One of the things that’s been the rage in the past few years in the Java scene (and it seems that it’s mostly the Java scene that has a preoccupation with this) is dependency injection. The idea that you can have a loosely-coupled runtime system such that you as a programmer live in nirvana and everything is rainbows and unicorns.
The problem is that we’ve tried to do this a number of times in the past. We just didn’t call it “dependency injection.”
In the case of really old school case you just called this “global variables.”
Later we had things like
Ada Smalltalk where the entire environment was the program. If you had a an object of whatever type you could send it messages and simply hope for the best. With Ada Smalltalk it wasn’t “injection” as much as “ambient,” for the way it works it’s essentially the same.

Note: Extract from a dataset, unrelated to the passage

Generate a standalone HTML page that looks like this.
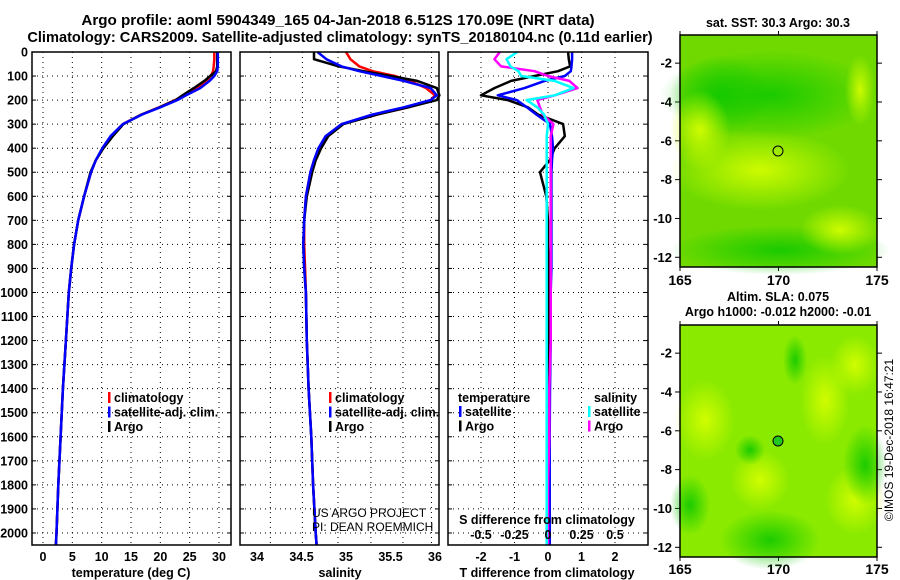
<!DOCTYPE html>
<html><head><meta charset="utf-8">
<style>
body{margin:0;background:#fff;}
svg{display:block;font-family:"Liberation Sans",sans-serif;font-weight:bold;}
</style></head>
<body>
<svg id="c" width="900" height="580" viewBox="0 0 900 580">
<defs>
<radialGradient id="g1" cx="50%" cy="50%" r="50%"><stop offset="0" stop-color="#d8ff00" stop-opacity="0.9"/><stop offset="1" stop-color="#d8ff00" stop-opacity="0"/></radialGradient>
<radialGradient id="g2" cx="50%" cy="50%" r="50%"><stop offset="0" stop-color="#10c800" stop-opacity="0.9"/><stop offset="1" stop-color="#10c800" stop-opacity="0"/></radialGradient>
</defs>
<text x="338" y="25" font-size="15.2" text-anchor="middle">Argo profile: aoml 5904349_165 04-Jan-2018 6.512S 170.09E (NRT data)</text>
<text x="340" y="42" font-size="14.6" text-anchor="middle">Climatology: CARS2009. Satellite-adjusted climatology: synTS_20180104.nc (0.11d earlier)</text>
<g id="plots"></g>
<!-- maps -->
<g>
<text x="778" y="27" font-size="12.5" text-anchor="middle">sat. SST: 30.3 Argo: 30.3</text>
<rect x="680" y="35" width="197" height="232" fill="#70da00"/>
<ellipse cx="770" cy="95" rx="110" ry="45" fill="url(#g2)"/>
<ellipse cx="720" cy="95" rx="50" ry="40" fill="url(#g2)"/>
<ellipse cx="760" cy="170" rx="90" ry="40" fill="url(#g1)"/>
<ellipse cx="700" cy="130" rx="30" ry="40" fill="url(#g1)"/>
<ellipse cx="860" cy="90" rx="15" ry="35" fill="url(#g1)"/>
<ellipse cx="780" cy="250" rx="110" ry="25" fill="url(#g2)"/>
<ellipse cx="840" cy="230" rx="40" ry="25" fill="url(#g1)"/>
<circle cx="778" cy="151" r="5" fill="none" stroke="#000" stroke-width="1"/>
<rect x="680" y="35" width="197" height="232" fill="none" stroke="#000" stroke-width="1.5"/>
</g>
<g>
<text x="778" y="301" font-size="12.5" text-anchor="middle">Altim. SLA: 0.075</text>
<text x="778" y="316" font-size="12.5" text-anchor="middle">Argo h1000: -0.012 h2000: -0.01</text>
<rect x="680" y="325" width="197" height="232" fill="#8aea00"/>
<ellipse cx="705" cy="420" rx="30" ry="40" fill="url(#g1)"/>
<ellipse cx="825" cy="400" rx="25" ry="45" fill="url(#g1)"/>
<ellipse cx="760" cy="480" rx="30" ry="30" fill="url(#g1)"/>
<ellipse cx="855" cy="500" rx="30" ry="35" fill="url(#g1)"/>
<ellipse cx="855" cy="365" rx="25" ry="30" fill="url(#g1)"/>
<ellipse cx="865" cy="465" rx="22" ry="40" fill="url(#g2)"/>
<ellipse cx="770" cy="540" rx="50" ry="30" fill="url(#g2)"/>
<ellipse cx="690" cy="505" rx="20" ry="30" fill="url(#g2)"/>
<ellipse cx="750" cy="450" rx="15" ry="15" fill="url(#g2)"/>
<ellipse cx="795" cy="360" rx="12" ry="25" fill="url(#g2)"/>
<circle cx="778" cy="441" r="5" fill="#20c820" stroke="#000" stroke-width="1"/>
<rect x="680" y="325" width="197" height="232" fill="none" stroke="#000" stroke-width="1.5"/>
</g>
<text transform="translate(893,440) rotate(-90)" font-size="12" font-weight="normal" text-anchor="middle">©IMOS 19-Dec-2018 16:47:21</text>
<text x="312" y="517" font-size="12" font-weight="normal">US ARGO PROJECT</text>
<text x="312" y="531" font-size="12" font-weight="normal">PI: DEAN ROEMMICH</text>
</svg>
<script>
// depth arrays and series
const depths = [0,30,60,80,100,120,150,180,200,230,260,300,350,400,450,500,600,700,800,900,1000,1200,1400,1600,1800,2000,2050];
const tempClim = [29.2,29.2,29.1,29.0,28.6,27.8,26.4,24.2,22.5,19.8,16.8,13.6,11.6,10.2,9.0,8.2,7.0,6.0,5.3,4.8,4.4,3.9,3.4,3.0,2.6,2.3,2.2];
const tempSat = [29.8,29.8,29.8,29.7,29.2,28.4,26.8,24.4,22.9,20.0,16.9,13.6,11.5,10.1,9.0,8.2,7.0,6.0,5.3,4.8,4.4,3.9,3.4,3.0,2.6,2.3,2.2];
const tempArgo = [29.7,29.7,29.7,29.5,28.5,27.5,25.7,23.8,22.6,19.9,16.8,13.7,11.9,10.3,9.0,8.1,7.0,6.0,5.3,4.8,4.4,3.9,3.4,3.0,2.6,2.3,2.2];
const salClim = [35.0,35.05,35.15,35.3,35.55,35.72,35.9,36.0,35.95,35.7,35.35,34.95,34.78,34.7,34.64,34.6,34.55,34.53,34.53,34.54,34.55,34.56,34.58,34.61,34.63,34.66,34.67];
const salSat = [34.68,34.78,34.95,35.15,35.4,35.65,35.95,36.02,35.95,35.65,35.3,34.95,34.77,34.69,34.64,34.6,34.55,34.53,34.52,34.53,34.55,34.56,34.58,34.61,34.63,34.66,34.67];
const salArgo = [34.64,34.64,34.92,35.2,35.5,35.8,36.02,36.05,36.02,35.7,35.35,34.97,34.8,34.72,34.66,34.62,34.56,34.53,34.52,34.53,34.55,34.56,34.58,34.61,34.63,34.66,34.67];
const dT_sat = [0.72,0.72,0.7,0.68,0.5,-0.1,-0.7,-1.5,-0.93,-0.63,-0.35,0.06,0.12,0.15,0.12,0.1,0.1,0.1,0.1,0.1,0.08,0.08,0.06,0.05,0.05,0.05,0.05];
const dT_argo = [0.6,0.62,0.66,0.3,-0.4,-1.1,-1.6,-2.0,-1.2,-0.6,-0.3,0.45,0.5,0.2,0.05,-0.24,-0.05,0.0,0.0,0.02,0.02,0.03,0.03,0.03,0.04,0.05,0.05];
const dS_sat = [-0.23,-0.31,-0.28,-0.22,-0.2,0.05,0.19,0.05,-0.16,-0.08,-0.03,0.0,-0.01,-0.01,-0.01,-0.01,-0.01,-0.01,-0.01,-0.01,-0.01,-0.01,-0.01,-0.01,-0.01,-0.01,-0.01];
const dS_argo = [-0.36,-0.40,-0.35,-0.1,0.0,0.16,0.22,0.05,-0.08,-0.06,-0.04,0.04,0.02,0.02,0.02,0.02,0.02,0.02,0.02,0.02,0.02,0.02,0.01,0.01,0.0,0.0,0.0];
const depthTicks = [0,100,200,300,400,500,600,700,800,900,1000,1100,1200,1300,1400,1500,1600,1700,1800,1900,2000];
const tempTicks = [0,5,10,15,20,25,30];
const salTicks = [34,34.5,35,35.5,36];
const salTickLabels = ["34","34.5","35","35.5","36"];
const dTTicks = [-2,-1,0,1,2];
const dSTicks = [-0.5,-0.25,0,0.25,0.5];
const dSTickLabels = ["-0.5","-0.25","0","0.25","0.5"];
const latTicks = [-2,-4,-6,-8,-10,-12];
const lonTicks = [165,170,175];

const NS = "http://www.w3.org/2000/svg";
const root = document.getElementById('plots');
function mk(tag, attrs, parent){const e=document.createElementNS(NS,tag);for(const k in attrs)e.setAttribute(k,attrs[k]);(parent||root).appendChild(e);return e;}
const Y0=52, YB=545;
const yD = d => Y0 + (YB-Y0)*d/2050;
function linX(d0,d1,p0,p1){return v=>p0+(v-d0)*(p1-p0)/(d1-d0);}

function panel(name,x0,x1,xs,grid){
  const g=mk('g',{});
  
  
  grid.forEach(v=>{mk('line',{x1:xs(v),x2:xs(v),y1:Y0,y2:YB,stroke:'#000','stroke-width':1,'stroke-dasharray':'1,4'},g);});
  depthTicks.forEach(d=>{if(d>0)mk('line',{x1:x0,x2:x1,y1:yD(d),y2:yD(d),stroke:'#000','stroke-width':1,'stroke-dasharray':'1,4'},g);
    mk('line',{x1:x0,x2:x0+4,y1:yD(d),y2:yD(d),stroke:'#000','stroke-width':1},g);
    mk('line',{x1:x1-4,x2:x1,y1:yD(d),y2:yD(d),stroke:'#000','stroke-width':1},g);});
  return g;
}
function series(g,name,xs,vals,color,w){
  const pts=depths.map((d,i)=>xs(vals[i]).toFixed(1)+','+yD(d).toFixed(1)).join(' ');
  const p=mk('polyline',{points:pts,fill:'none',stroke:color,'stroke-width':w||2.5,'stroke-linejoin':'round'},g);
  
  
}
function frame(g,x0,x1){mk('rect',{x:x0,y:Y0,width:x1-x0,height:YB-Y0,fill:'none',stroke:'#000','stroke-width':1.5},g);}
function txt(g,x,y,s,size,anchor,name){const t=mk('text',{x:x,y:y,'font-size':size,'text-anchor':anchor||'middle'},g);t.textContent=s;
  
  
  return t;}
function legend(g,x,y,items){items.forEach((it,i)=>{mk('rect',{x:x,y:y+i*14.5-10,width:2.5,height:11,fill:it[1]},g);txt(g,x+6,y+i*14.5,it[0],12.5,'start','legend-entry');});}

// Panel 1 temperature
const xT=linX(0,30,43,219);
const p1=panel('temperature-panel',32,231,xT,tempTicks);
series(p1,'temp-climatology-line',xT,tempClim,'#f00');
series(p1,'temp-argo-line',xT,tempArgo,'#000');
series(p1,'temp-satellite-line',xT,tempSat,'#00f');
frame(p1,32,231);
depthTicks.forEach(d=>txt(p1,28,yD(d)+4.5,String(d),12.5,'end','depth-tick-label'));
tempTicks.forEach(v=>txt(p1,xT(v),561,String(v),12.5,'middle','temp-tick-label'));
txt(p1,131,577,'temperature (deg C)',12.5,'middle','temp-axis-title');
legend(p1,108,402,[['climatology','#f00'],['satellite-adj. clim.','#00f'],['Argo','#000']]);

// Panel 2 salinity
const xS=linX(34,36,257,435);
const p2=panel('salinity-panel',240,439,xS,[34.15,34.51,34.91,35.28,35.64,35.96]);
series(p2,'sal-climatology-line',xS,salClim,'#f00');
series(p2,'sal-argo-line',xS,salArgo,'#000');
series(p2,'sal-satellite-line',xS,salSat,'#00f');
frame(p2,240,439);
salTicks.forEach((v,i)=>txt(p2,xS(v),561,salTickLabels[i],12.5,'middle','sal-tick-label'));
txt(p2,340,577,'salinity',12.5,'middle','sal-axis-title');
legend(p2,329,402,[['climatology','#f00'],['satellite-adj. clim.','#00f'],['Argo','#000']]);

// Panel 3 differences
const xdT=linX(-2,2,481,615);
const xdS=linX(-0.5,0.5,481,615);
const p3=panel('difference-panel',448,648,xdT,dTTicks);
series(p3,'dT-argo-line',xdT,dT_argo,'#000');
series(p3,'dT-satellite-line',xdT,dT_sat,'#00f');
series(p3,'dS-argo-line',xdS,dS_argo,'#f0f');
series(p3,'dS-satellite-line',xdS,dS_sat,'#0ff');
frame(p3,448,648);
txt(p3,458,402,'temperature',12.5,'start','legend-header-temperature');
txt(p3,594,402,'salinity',12.5,'start','legend-header-salinity');
legend(p3,459,416,[['satellite','#00f'],['Argo','#000']]);
legend(p3,588,416,[['satellite','#0ff'],['Argo','#f0f']]);
txt(p3,547,524,'S difference from climatology',12.5,'middle','s-diff-axis-title');
dSTicks.forEach((v,i)=>txt(p3,xdS(v),539,dSTickLabels[i],12.5,'middle','s-diff-tick-label'));
dTTicks.forEach(v=>txt(p3,xdT(v),561,String(v),12.5,'middle','t-diff-tick-label'));
txt(p3,547,577,'T difference from climatology',12.5,'middle','t-diff-axis-title');

// Map axes
function mapAxes(top,bot,lonY,name){
  const g=mk('g',{});
  
  
  const yL=linX(-0.55,-12.5,top,bot), xL=linX(165,175,680,877);
  latTicks.forEach(v=>{mk('line',{x1:675,x2:680,y1:yL(v),y2:yL(v),stroke:'#000'},g);mk('line',{x1:877,x2:882,y1:yL(v),y2:yL(v),stroke:'#000'},g);txt(g,672,yL(v)+4.5,String(v),13,'end','lat-tick-label');});
  lonTicks.forEach(v=>{mk('line',{x1:xL(v),x2:xL(v),y1:bot,y2:bot+4,stroke:'#000'},g);mk('line',{x1:xL(v),x2:xL(v),y1:top-4,y2:top,stroke:'#000'},g);txt(g,xL(v),lonY,String(v),14,'middle','lon-tick-label');});
}
mapAxes(35,267,285,'sst-map-axes');
mapAxes(325,557,574,'sla-map-axes');
</script>
</body></html>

In each of these cases you had a system that had little to no compile-time checking of stuff. You had a system that could appear to work, but the complexity of testing it with certainty is daunting.
Could you test it can make working code? Sure you can — without a doubt. The problem is that you’ve traded off the part that’s easily solvable, the static linking, for a mess of loosely connected spaghetti. Spaghetti can work… but when it doesn’t it’s a pain in the tuchus.
This has been gnawing in my craw based on the stabilization of a bunch of dependency injected code at work. For how long we’re spending trying to get the dependency injection working we likely could have had a real working system already.
What’s old is new again… but it brings with it the same problems that we had in the past.
If only we would learn.
Note: After publication it was pointed out that I wasn’t really talking about Ada, but rather Smalltalk. Oops! Sorry! The two languages are as different as can be and I have no rationale to have confused them.